Michelle Nijhuis received the Media Award for her articles “Beetle Warfare” and “Bonfire of the Superweeds,” part of a series on western invasions that ran in High Country News on 20 August and 26 November 2007. She is a contributing editor of High Country News. Her reporting on science and the environment has also appeared in Smithsonian, National Geographic, Audubon, and the anthology Best American Science Writing. Nijhuis has won several national honors for her science writing, including the Science Journalism Award from the American Association for the Advancement of Science.
Nearly 40 scientists and graduate students were in Washington, DC, in April to participate in the annual congressional visits event cosponsored by the Biological and Ecological Sciences Coalition (BESC) and the Coalition on Funding Agricultural Research Missions (Co FARM). The two-day event began with a briefing by senior members of the science policy community. Following the briefing, event participants attended a BESC/CoFARM Capitol Hill reception at which Representatives Brian Baird (D–WA) and Brian Bilbray (R–CA) were recognized for their support of biological and agricultural research.

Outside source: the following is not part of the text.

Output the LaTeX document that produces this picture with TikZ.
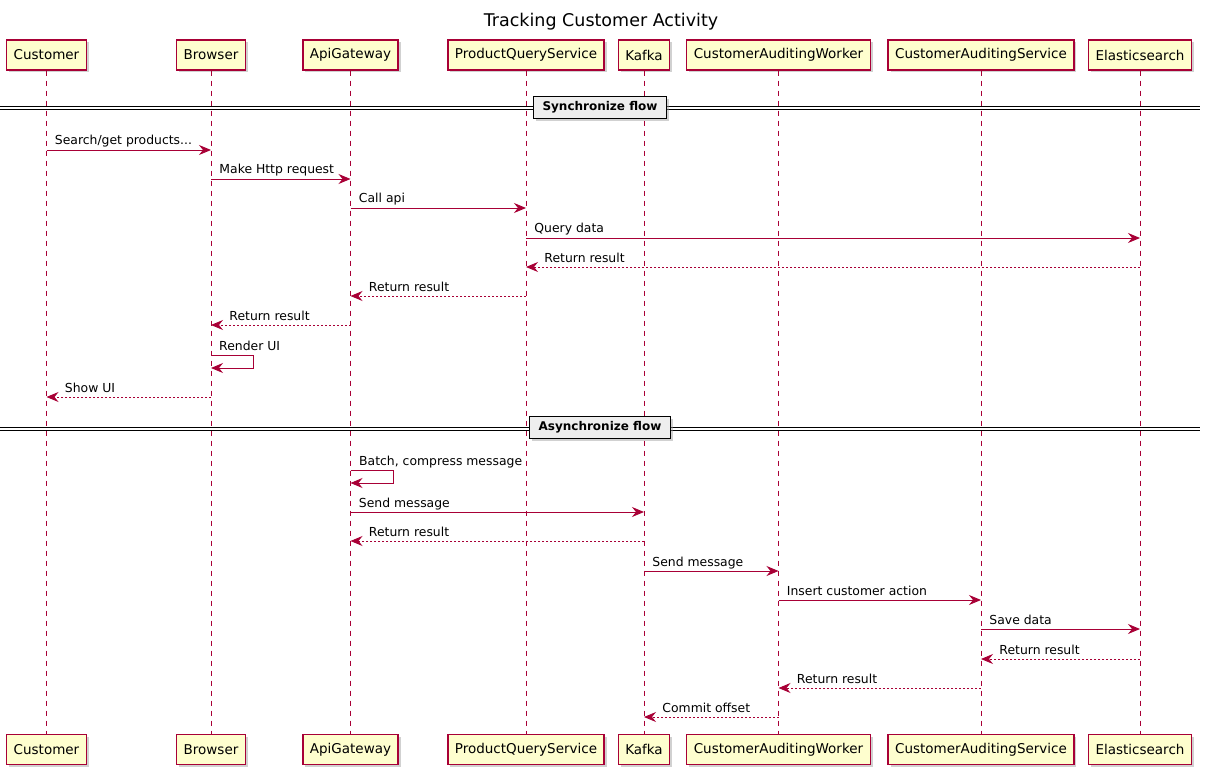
\documentclass[tikz,border=0pt]{standalone}
\usepackage{fontspec}
\setmainfont{DejaVu Sans}
\usetikzlibrary{arrows.meta,shadows}
\definecolor{umlred}{HTML}{A80036}
\definecolor{umlfill}{HTML}{FEFECE}
\definecolor{sepfill}{HTML}{EEEEEE}
\newcommand{\msgfont}{\fontsize{12.4}{14}\selectfont}
\tikzset{
	actorbox/.style={draw=umlred, fill=umlfill, line width=1.4pt, minimum height=30pt, inner xsep=7pt,
		font=\fontsize{13.5}{16}\selectfont, drop shadow={shadow xshift=2.5pt, shadow yshift=-2.5pt, fill=black!40, opacity=.45}},
	lifeline/.style={draw=umlred, line width=0.8pt, dash pattern=on 5pt off 5pt},
	msg/.style={draw=umlred, line width=0.9pt, -{Stealth[length=12pt, width=10pt, inset=4pt]}},
	reply/.style={msg, dash pattern=on 2pt off 2pt},
	lbl/.style={font=\msgfont, inner sep=0pt, anchor=base west, text=black},
	divider/.style={draw=black, line width=1pt},
	dividerbox/.style={draw=black, fill=sepfill, line width=1.5pt, minimum height=22pt, inner xsep=9pt,
		font=\bfseries\fontsize{12}{14}\selectfont, drop shadow={shadow xshift=2.5pt, shadow yshift=-2.5pt, fill=black!40, opacity=.45}}
}
\begin{document}
\begin{tikzpicture}[x=1pt, y=-1pt]
		%%%%% START %%%%%
		\useasboundingbox (0, 0) rectangle (1205, 778);
		
		\node (title) at (601, 22) {\fontsize{17.5}{20}\selectfont Tracking Customer Activity};
		
		% participants, top and bottom
		\node[actorbox] (customer) at (46.5, 55) {Customer};
		\node[actorbox] (browser) at (211, 55) {Browser};
		\node[actorbox] (gateway) at (350.5, 55) {ApiGateway};
		\node[actorbox] (pqs) at (526, 55) {ProductQueryService};
		\node[actorbox] (kafka) at (644, 55) {Kafka};
		\node[actorbox] (worker) at (778.5, 55) {CustomerAuditingWorker};
		\node[actorbox] (auditsvc) at (981, 55) {CustomerAuditingService};
		\node[actorbox] (elastic) at (1140, 55) {Elasticsearch};
		
		\node[actorbox] (customerB) at (46.5, 749.5) {Customer};
		\node[actorbox] (browserB) at (211, 749.5) {Browser};
		\node[actorbox] (gatewayB) at (350.5, 749.5) {ApiGateway};
		\node[actorbox] (pqsB) at (526, 749.5) {ProductQueryService};
		\node[actorbox] (kafkaB) at (644, 749.5) {Kafka};
		\node[actorbox] (workerB) at (778.5, 749.5) {CustomerAuditingWorker};
		\node[actorbox] (auditsvcB) at (981, 749.5) {CustomerAuditingService};
		\node[actorbox] (elasticB) at (1140, 749.5) {Elasticsearch};
		
		\foreach \p in {customer, browser, gateway, pqs, kafka, worker, auditsvc, elastic}
			\draw[lifeline] (\p.south) -- (\p B.north);
		
		% synchronize flow
		\draw[divider] (0, 107) -- (1200, 107);
		\draw[divider] (0, 110) -- (1200, 110);
		\node[dividerbox] (syncflow) at (600, 107.5) {Synchronize flow};
		
		\draw[msg] (customer |- 0,150) -- (browser |- 0,150) node[lbl, at start, xshift=8pt, yshift=5pt] {Search/get products...};
		\draw[msg] (browser |- 0,179) -- (gateway |- 0,179) node[lbl, at start, xshift=8pt, yshift=5pt] {Make Http request};
		\draw[msg] (gateway |- 0,208) -- (pqs |- 0,208) node[lbl, at start, xshift=8pt, yshift=5pt] {Call api};
		\draw[msg] (pqs |- 0,238) -- (elastic |- 0,238) node[lbl, at start, xshift=8pt, yshift=5pt] {Query data};
		\draw[reply] (elastic |- 0,267) -- (pqs |- 0,267) node[lbl, at end, xshift=18pt, yshift=5pt] {Return result};
		\draw[reply] (pqs |- 0,296) -- (gateway |- 0,296) node[lbl, at end, xshift=18pt, yshift=5pt] {Return result};
		\draw[reply] (gateway |- 0,325) -- (browser |- 0,325) node[lbl, at end, xshift=18pt, yshift=5pt] {Return result};
		\draw[msg] (browser |- 0,355) -- ++(42, 0) |- (browser |- 0,368);
		\node[lbl] (renderui) at (219, 350) {Render UI};
		\draw[reply] (browser |- 0,397) -- (customer |- 0,397) node[lbl, at end, xshift=18pt, yshift=5pt] {Show UI};
		
		% asynchronize flow
		\draw[divider] (0, 427) -- (1200, 427);
		\draw[divider] (0, 430) -- (1200, 430);
		\node[dividerbox] (asyncflow) at (600, 427.5) {Asynchronize flow};
		
		\draw[msg] (gateway |- 0,470) -- ++(43, 0) |- (gateway |- 0,483);
		\node[lbl] (batch) at (359, 465) {Batch, compress message};
		\draw[msg] (gateway |- 0,512) -- (kafka |- 0,512) node[lbl, at start, xshift=8pt, yshift=5pt] {Send message};
		\draw[reply] (kafka |- 0,541) -- (gateway |- 0,541) node[lbl, at end, xshift=18pt, yshift=5pt] {Return result};
		\draw[msg] (kafka |- 0,571) -- (worker |- 0,571) node[lbl, at start, xshift=8pt, yshift=5pt] {Send message};
		\draw[msg] (worker |- 0,600) -- (auditsvc |- 0,600) node[lbl, at start, xshift=8pt, yshift=5pt] {Insert customer action};
		\draw[msg] (auditsvc |- 0,629) -- (elastic |- 0,629) node[lbl, at start, xshift=8pt, yshift=5pt] {Save data};
		\draw[reply] (elastic |- 0,659) -- (auditsvc |- 0,659) node[lbl, at end, xshift=18pt, yshift=5pt] {Return result};
		\draw[reply] (auditsvc |- 0,688) -- (worker |- 0,688) node[lbl, at end, xshift=18pt, yshift=5pt] {Return result};
		\draw[reply] (worker |- 0,717) -- (kafka |- 0,717) node[lbl, at end, xshift=18pt, yshift=5pt] {Commit offset};
		
		%%%%% END %%%%%
\end{tikzpicture}
\end{document}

Congressman Baird brings a unique perspective to the House of Representatives as a PhD clinical psychologist who practiced in Washington and Oregon and taught at the university level before his election to Congress. As chairman of the Subcommittee on Research and Science Education of the Science and Technology Committee, Baird has strongly championed investments in all sciences, and defended the integrity of the scientific method and the peer-review grant–making process. Chairman Baird played important roles in the effort to pass the America COMPETES Act, which was signed into law by President Bush last year.
Representative Bilbray led a successful effort supporting inclusion of the biological sciences, social sciences, and interdisciplinary research in legislation reauthorizing the National Science Foundation (NSF). Additionally, Bilbray was centrally involved with an effort to include the biological and social sciences in a report that accompanied the NSF Authorization Act of 2007. Representative Bilbray serves on the House Science and Technology Committee, the Committee on Oversight and Government Reform, and the Committee on Veterans’ Affairs.
“Through their actions, Chairman Baird and Representative Bilbray have demonstrated that they understand the best investment for the nation is one that funds all fields of scientific research,” said Robert Gropp, cochair of BESC and AIBS director of public policy. “Answering the grand scientific questions and global challenges we must address in the coming decades requires a comprehensive approach—no one discipline will inform our actions.”
Participating in this year’s congressional visits were the 2008 AIBS Emerging Public Policy Leader Award (EPPLA) recipients, Cheryl Logan and Caroline Ridley. EPPLA Honorable Mention recipients Allison Leidner and Yiwei Wang also participated, as did three former EPPLA recipients. In addition, the Organization of Biological Field Stations—an AIBS member organization and participant-level contributor to the Public Policy Office—also sent four participants.
Participants in this year’s congressional visits event met with approximately 60 different congressional offices.